Het zal wel overbodig zijn Uwer Exc. te doen opmerken, dat zoodanige toegevende beöordeeling, ten koste en nadeele der inlandsche bevolking, door mij in geenen deele wordt beaamd. En ik meen te kunnen vertrouwen, dat U.E. bij onverhoopte herhaling van een dergelijk geval, zich door andere beschouwingen zoude laten leiden. Aan de bovenstaande koninklijke beschikking verzoek ik U.E. het verder vereischte gevolg te doen geven.
De Minr: v. Kol
(paraaf) vdP
Aantekening naast de laatste alinea
NB. Het nevenstaande is geschreven overeenkomstig de dispositie, welke Bur. A. heeft aangetroffen op Zijne Nota van 25 oct. in verb. 1 Nov jl. Lr Aaz no. 40.
Bur. A. veroorlooft zich echter de opmerking, dat een schrijven in den nevensbed.n zin, naar aanleiding van de nu behandelde incidentele questie, welligt meer kans had, om in Indie juist te worden opgevat en nagekomen, indien het Bestuur aldaar meer bepaalde inlichting kon bekomen omtrent het lot Zijner voorstellen betreffende de regeling der positie van de Inlandsche hoofden.

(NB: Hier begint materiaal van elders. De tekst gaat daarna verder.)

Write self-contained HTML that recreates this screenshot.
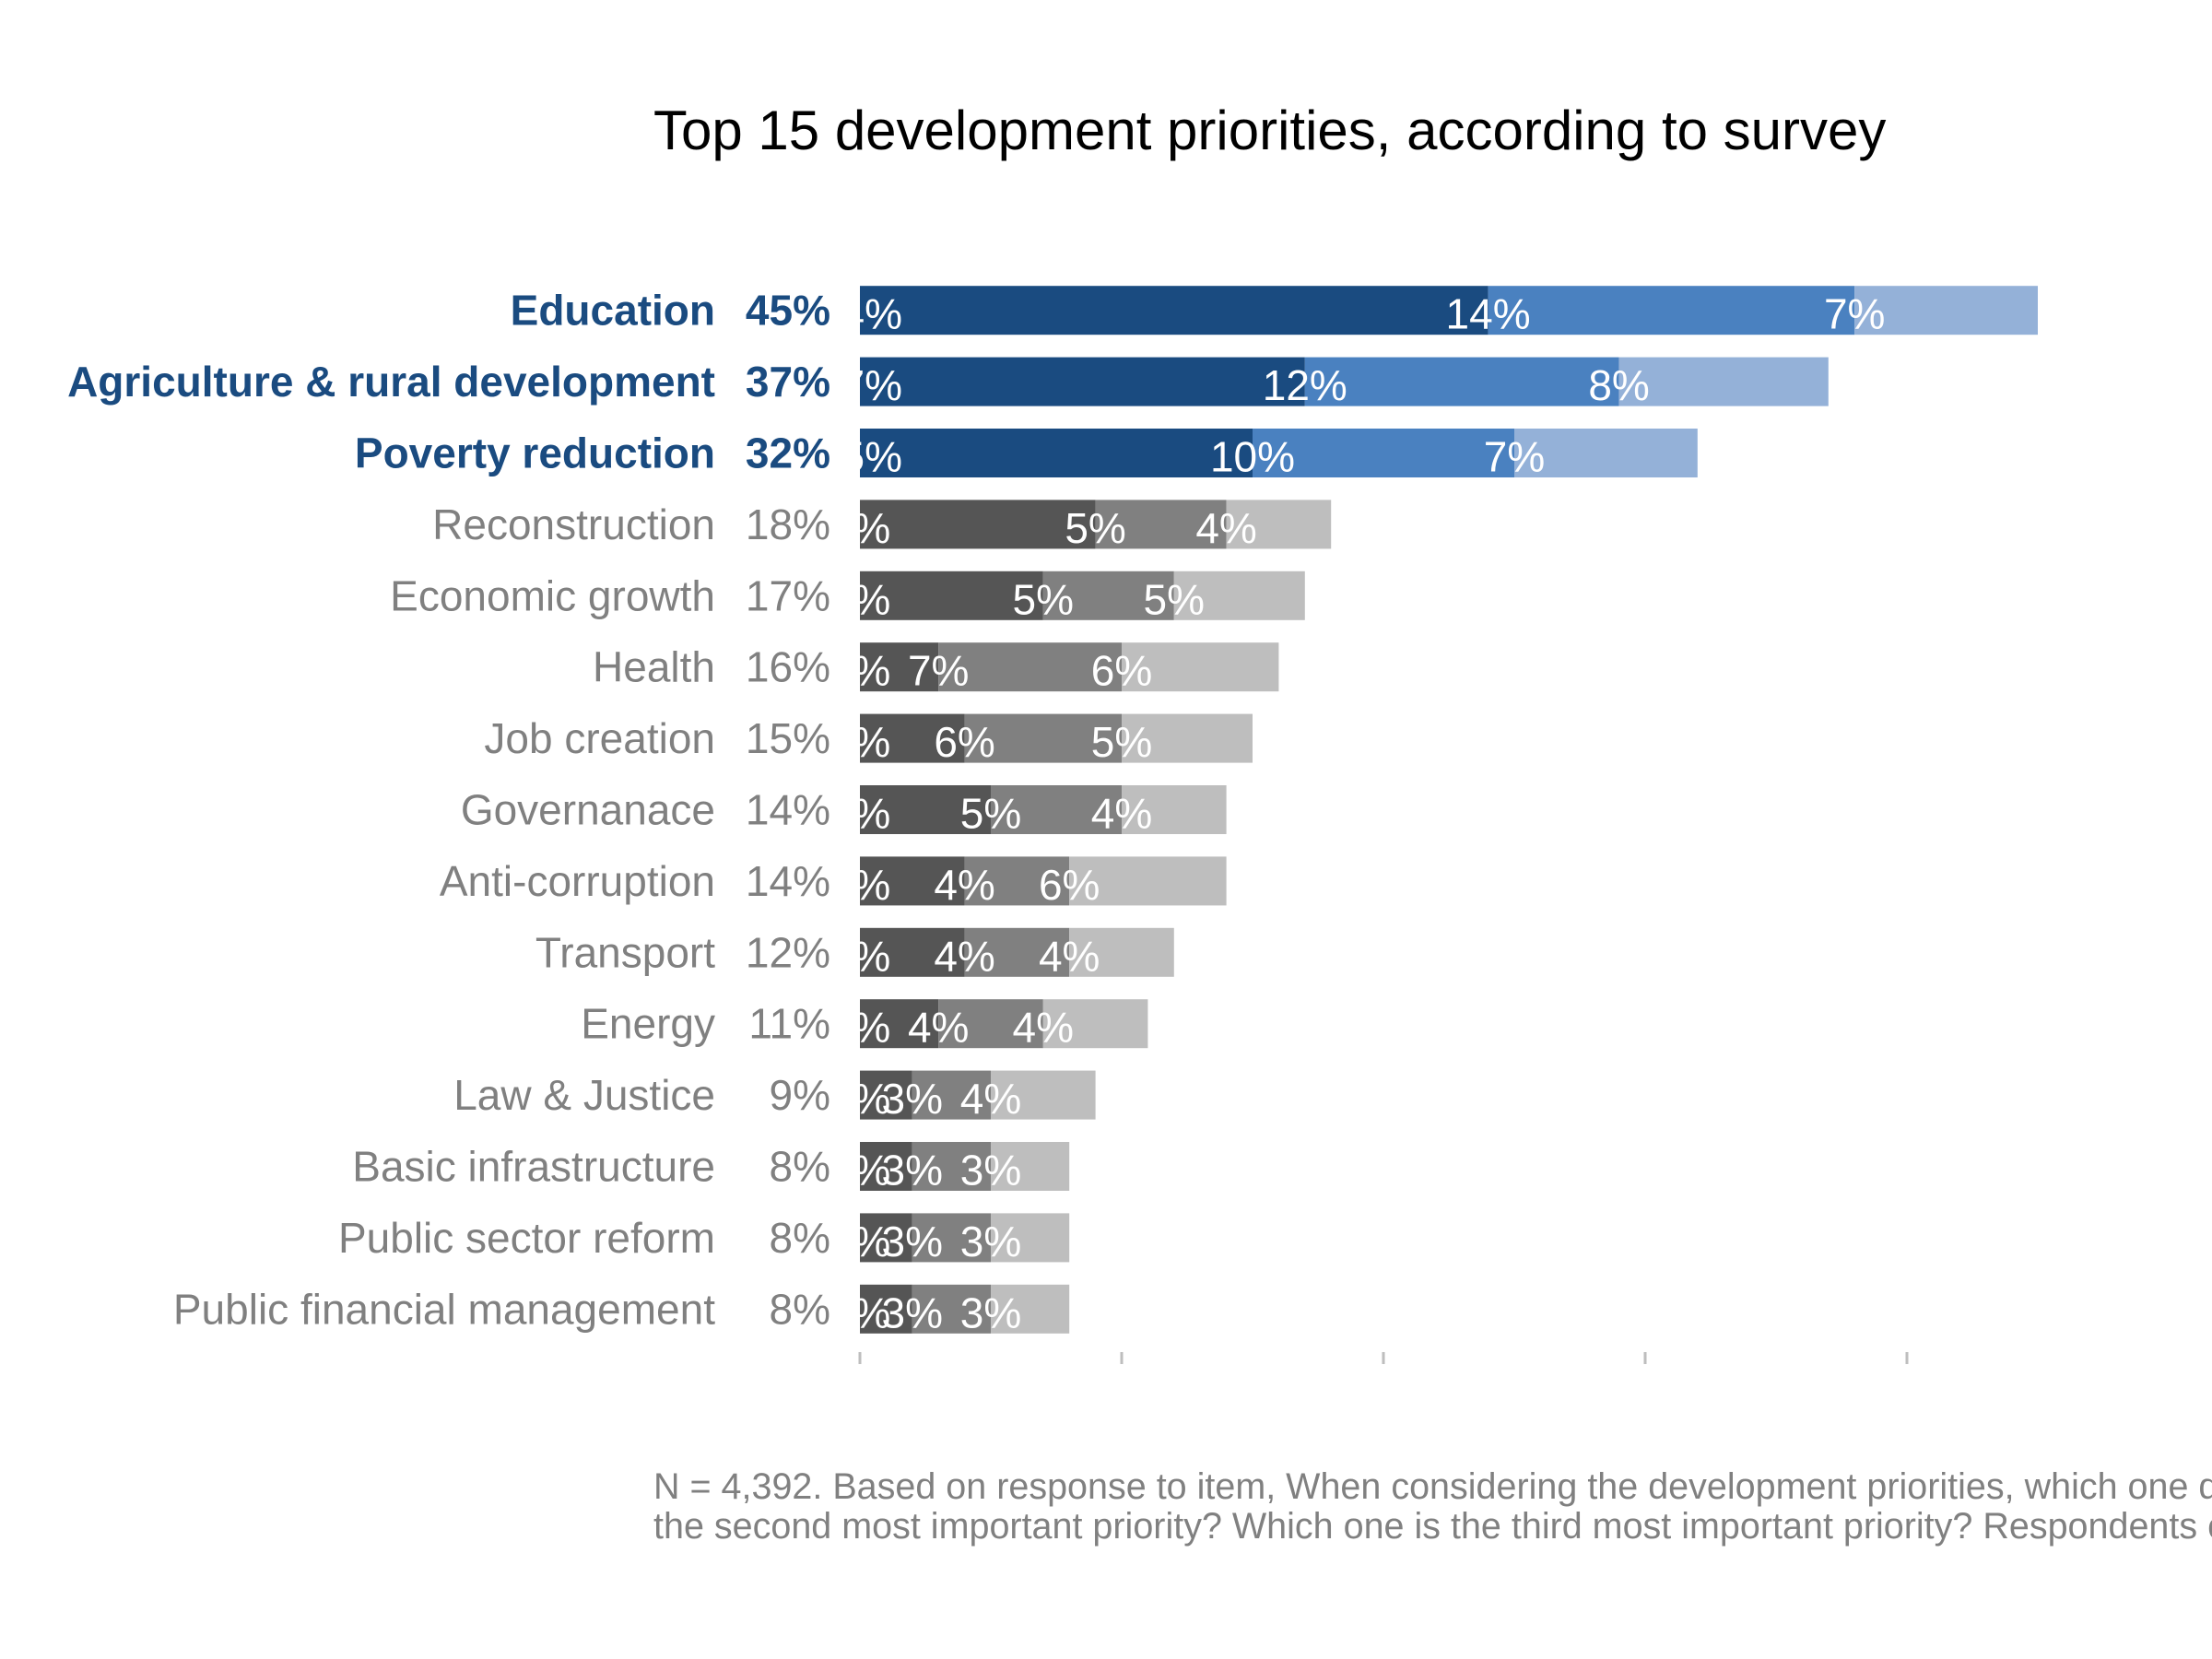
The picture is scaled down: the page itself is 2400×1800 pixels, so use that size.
<!DOCTYPE html>
<html><head><meta charset="utf-8"><style>
html,body{margin:0;padding:0;background:#fff;}
body{width:2400px;height:1800px;overflow:hidden;position:relative;font-family:"Liberation Sans",Arial,sans-serif;}
#foot{position:absolute;left:709px;top:1592px;width:1691px;overflow:hidden;font-size:39.5px;color:#808080;line-height:43px;white-space:nowrap;}
</style></head><body>
<svg id="chart" width="2400" height="1800" style="position:absolute;left:0;top:0" font-family="Liberation Sans, Arial, sans-serif">
<defs><clipPath id="panel"><rect x="933" y="0" width="1467" height="1800"/></clipPath></defs>
<text x="709" y="162" font-size="60" fill="#000">Top 15 development priorities, according to survey</text>
<g id="rows"></g>
<g id="ticks"></g>
</svg>
<div id="foot">N = 4,392. Based on response to item, When considering the development priorities, which one do you consider the most important priority? Which one is<br>the second most important priority? Which one is the third most important priority? Respondents could choose up to three priorities.</div>
<script>
const categories = ["Education","Agriculture & rural development","Poverty reduction","Reconstruction","Economic growth","Health","Job creation","Governanace","Anti-corruption","Transport","Energy","Law & Justice","Basic infrastructure","Public sector reform","Public financial management"];
const firstPriority = [24,17,15,9,7,3,4,5,4,4,3,2,2,2,2];
const secondPriority = [14,12,10,5,5,7,6,5,4,4,4,3,3,3,3];
const thirdPriority = [7,8,7,4,5,6,5,4,6,4,4,4,3,3,3];
const highlighted = [true,true,true,false,false,false,false,false,false,false,false,false,false,false,false];
const tickValues = [0,10,20,30,40];

const X0 = 933, PX = 28.4, ROW0 = 336.7, ROWSTEP = 77.4, BARH = 53;
const xScale = v => X0 + v * PX;
const yScale = i => ROW0 + i * ROWSTEP;
const NS = "http://www.w3.org/2000/svg";
const rows = document.getElementById("rows");
const blue = ["#1a4b80","#4a81c0","#94b1d8"], grey = ["#555555","#808080","#bebebe"];
const segNames = ["first","second","third"];

function mk(tag, attrs, parent){
  const e = document.createElementNS(NS, tag);
  for (const k in attrs) e.setAttribute(k, attrs[k]);
  parent.appendChild(e);
  return e;
}

categories.forEach((cat, i) => {
  const y = yScale(i);
  const vals = [firstPriority[i], secondPriority[i], thirdPriority[i]];
  const total = vals[0] + vals[1] + vals[2];
  const hl = highlighted[i];
  const col = hl ? "#1a4b80" : "#808080";
  const g = mk("g", {}, rows);
  
  
  const lab = mk("text", {x: 776, y: y + 16, "text-anchor": "end", "font-size": 46, fill: col, "font-weight": hl ? "bold" : "normal"}, g);
  lab.textContent = cat;
  
  
  const pl = mk("text", {x: 901, y: y + 16, "text-anchor": "end", "font-size": 46, fill: col, "font-weight": hl ? "bold" : "normal"}, g);
  pl.textContent = total + "%";
  
  
  let cum = 0;
  const pal = hl ? blue : grey;
  vals.forEach((v, s) => {
    const r = mk("rect", {x: xScale(cum), y: y - BARH/2, width: v * PX, height: BARH, fill: pal[s]}, g);
    
    
    cum += v;
  });
  cum = 0;
  vals.forEach((v, s) => {
    const t = mk("text", {x: xScale(cum), y: y + 20, "text-anchor": "middle", "font-size": 46, fill: "#fff", "clip-path": "url(#panel)"}, g);
    t.textContent = v + "%";
    
    
    cum += v;
  });
});

const ticks = document.getElementById("ticks");
tickValues.forEach(v => {
  const l = mk("rect", {x: xScale(v) - 1.5, y: 1467, width: 3, height: 13, fill: "#bebebe"}, ticks);
  
  
});
</script>
</body></html>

Het is aan Bur. A. niet bekend of te dien aanzien aan het Ind. Bestr. thans meer kan worden geschreven, dan geschiedde bij brief van 3 Septr. 1864, Lr 1864, Lr Aaz, no. 17/1042, toen de regeling afhankelijk is gesteld van de solutie der hangende questien wegens betere heffing van landrenten en wegens landeigendom op Java.